Led by HMS Assistant Professor of Medicine Vaishali R. Moulton, the Frontiers in Immunology study analyzed sex-based physiological differences in COVID-19’s effect.
Moulton, alongside co-authors and Boston University medical students Nirupa Gadi, Samantha C. Wu, and Allison P. Spihlman, stated that the roots of this sex-based difference may include pre-existing determinants such as the increased likelihood of cardiovascular disease and hypertension in men compared to women. Additional behavioral variables, such as the tendency of men to smoke more than women, may also contribute to disparate COVID-19 risk, the study explained.
Beyond those social and environmental factors, the review also highlighted a variety of biological variables underlying divergent immune responses between sexes. Such factors include differences in microbiome control, sex hormones, and sex chromosome-linked genes.
One such gene is ACE2, a receptor that the virus binds to as a mechanism of entering host cells.

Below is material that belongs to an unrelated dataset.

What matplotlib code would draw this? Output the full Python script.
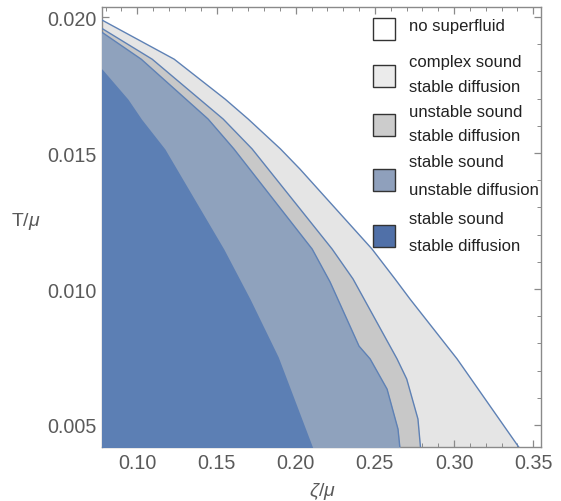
import matplotlib
matplotlib.use("Agg")
import matplotlib.pyplot as plt
from matplotlib.patches import Rectangle
from matplotlib.ticker import MultipleLocator, FormatStrFormatter

plt.rcParams['font.family'] = ['Liberation Sans', 'DejaVu Sans']
plt.rcParams['mathtext.fontset'] = 'custom'
plt.rcParams['mathtext.it'] = 'Liberation Sans:italic'
plt.rcParams['mathtext.rm'] = 'Liberation Sans'

# ---- data: boundaries (zeta/mu, T/mu) ----
outer_z = [0.0777, 0.1233, 0.1555, 0.1700, 0.1904, 0.2027, 0.2482, 0.2627, 0.2722, 0.3019, 0.3425]
outer_T = [0.01989, 0.01845, 0.01698, 0.01625, 0.01515, 0.01441, 0.01147, 0.01037, 0.00963, 0.00743, 0.00405]

gray_z = [0.0777, 0.1094, 0.1542, 0.1725, 0.2230, 0.2362, 0.2640, 0.2701, 0.2772, 0.2790]
gray_T = [0.01958, 0.01845, 0.01625, 0.01515, 0.01147, 0.01037, 0.00743, 0.00669, 0.00522, 0.00405]

slate_z = [0.0777, 0.1025, 0.1447, 0.1610, 0.2104, 0.2217, 0.2400, 0.2470, 0.2577, 0.2646, 0.2660]
slate_T = [0.01944, 0.01845, 0.01625, 0.01515, 0.01147, 0.01026, 0.00790, 0.00743, 0.00632, 0.00485, 0.00405]

dark_z = [0.0777, 0.0941, 0.1026, 0.1174, 0.1546, 0.1712, 0.1890, 0.2115]
dark_T = [0.01809, 0.01698, 0.01625, 0.01515, 0.01147, 0.00963, 0.00750, 0.00405]

x_ticks = [0.10, 0.15, 0.20, 0.25, 0.30, 0.35]
y_ticks = [0.005, 0.010, 0.015, 0.020]

legend_labels = ["no superfluid",
                 "complex sound\nstable diffusion",
                 "unstable sound\nstable diffusion",
                 "stable sound\nunstable diffusion",
                 "stable sound\nstable diffusion"]

# ---- styles ----
c_light = '#e5e5e5'
c_gray = '#c8c8c8'
c_slate = '#8fa2bd'
c_dark = '#5c7fb4'
c_line = '#5e81b5'
leg_faces = ['#ffffff', '#ebebeb', '#cccccc', '#8fa0bc', '#5070a8']

W, H = 561, 502
fig = plt.figure(figsize=(W / 100, H / 100), dpi=100)
L, R, T, B = 102, 541, 8, 448
ax = fig.add_axes([L / W, (H - B) / H, (R - L) / W, (B - T) / H])

xmin, xmax = 0.0777, 0.3549
ymin, ymax = 0.00419, 0.02037
XL = 0.05

ax.fill_betweenx(outer_T, XL, outer_z, color=c_light, lw=0, zorder=1)
ax.fill_betweenx(gray_T, XL, gray_z, color=c_gray, lw=0, zorder=2)
ax.fill_betweenx(slate_T, XL, slate_z, color=c_slate, lw=0, zorder=3)
ax.fill_betweenx(dark_T, XL, dark_z, color=c_dark, lw=0, zorder=4)
for zz, tt in [(outer_z, outer_T), (gray_z, gray_T), (slate_z, slate_T)]:
    ax.plot(zz, tt, color=c_line, lw=1.0, zorder=5, solid_joinstyle='round')

ax.set_xlim(xmin, xmax)
ax.set_ylim(ymin, ymax)

ax.set_xticks(x_ticks)
ax.set_yticks(y_ticks)
ax.xaxis.set_major_formatter(FormatStrFormatter('%.2f'))
ax.yaxis.set_major_formatter(FormatStrFormatter('%.3f'))
ax.xaxis.set_minor_locator(MultipleLocator(0.01))
ax.yaxis.set_minor_locator(MultipleLocator(0.001))
ax.tick_params(which='both', direction='in', top=True, right=True,
               color='#8a8a8a', labelcolor='#5a5a5a', labelsize=14.2)
ax.tick_params(which='major', length=5, width=0.9, pad=4)
ax.tick_params(which='minor', length=2.8, width=0.7)
for s in ax.spines.values():
    s.set_color('#8a8a8a')
    s.set_linewidth(1.0)

fig.text(322 / W, 1 - 492 / H, r'$\mathit{\zeta}$/$\mathit{\mu}$', ha='center', va='center',
         fontsize=14, color='#5a5a5a')
fig.text(26 / W, 1 - 222 / H, r'T/$\mathit{\mu}$', ha='center', va='center',
         fontsize=14, color='#5a5a5a')

# ---- legend ----
box_cy = [30, 76.5, 126, 181, 236.5]
text_y = [[27], [62.5, 87.5], [112.5, 136.5], [163, 190.5], [220, 246.5]]
bw, bh = 22, 22
for i, lab in enumerate(legend_labels):
    cx = 384
    r = Rectangle(((cx - bw / 2) / W, 1 - (box_cy[i] + bh / 2) / H), bw / W, bh / H,
                  transform=fig.transFigure, facecolor=leg_faces[i],
                  edgecolor='#333333', lw=1.0, zorder=10)
    fig.add_artist(r)
    for line, ty in zip(lab.split('\n'), text_y[i]):
        fig.text(409 / W, 1 - ty / H, line, ha='left', va='center', fontsize=12.0,
                 color='#222222', zorder=11)

fig.savefig('out.png', dpi=100)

Variable expression of ACE2 may result in higher viral susceptibility in men compared to women, which could lead to differential clinical outcomes, the review explained.
Additionally, estrogen –– the primary female sex hormone –– contributes to increased bacteria presence, specifically in the gastrointestinal tract. These gut microbiota may underlie the improved immune response of women compared to men.
The study ultimately concluded that sex is an understudied yet vital component in research relating to immunity and infectious disease, including COVID-19.
The authors called for a greater consideration of sex in future research, specifically pointing to implications for vaccine dosage and other protective immunity strategies.
“Vaccine-related research and clinical trials, including those currently underway for COVID-19, must include sex as a key variable when measuring and reporting outcomes,” they stated in the review.
Assistant Professor of Surgery at Massachusetts General Hospital Anahita Dua, who is unaffiliated with the study, commented on the significance of the findings.
“I commend the authors for looking into this. We really need to figure out how we can target our therapies to best serve patients that are the most likely to get severe and potentially die,” Dua said. “As people continue on their quest to figure out COVID, they do give a little bit more focus onto the male-female aspect.”
Dua said that while the exact reasons for the sex-based difference in mortality rates are still unclear, future studies can continue to examine the relationship between biological sex and COVID.
“This highlights yet another piece that may be part of this jigsaw puzzle that is COVID,” Dua said.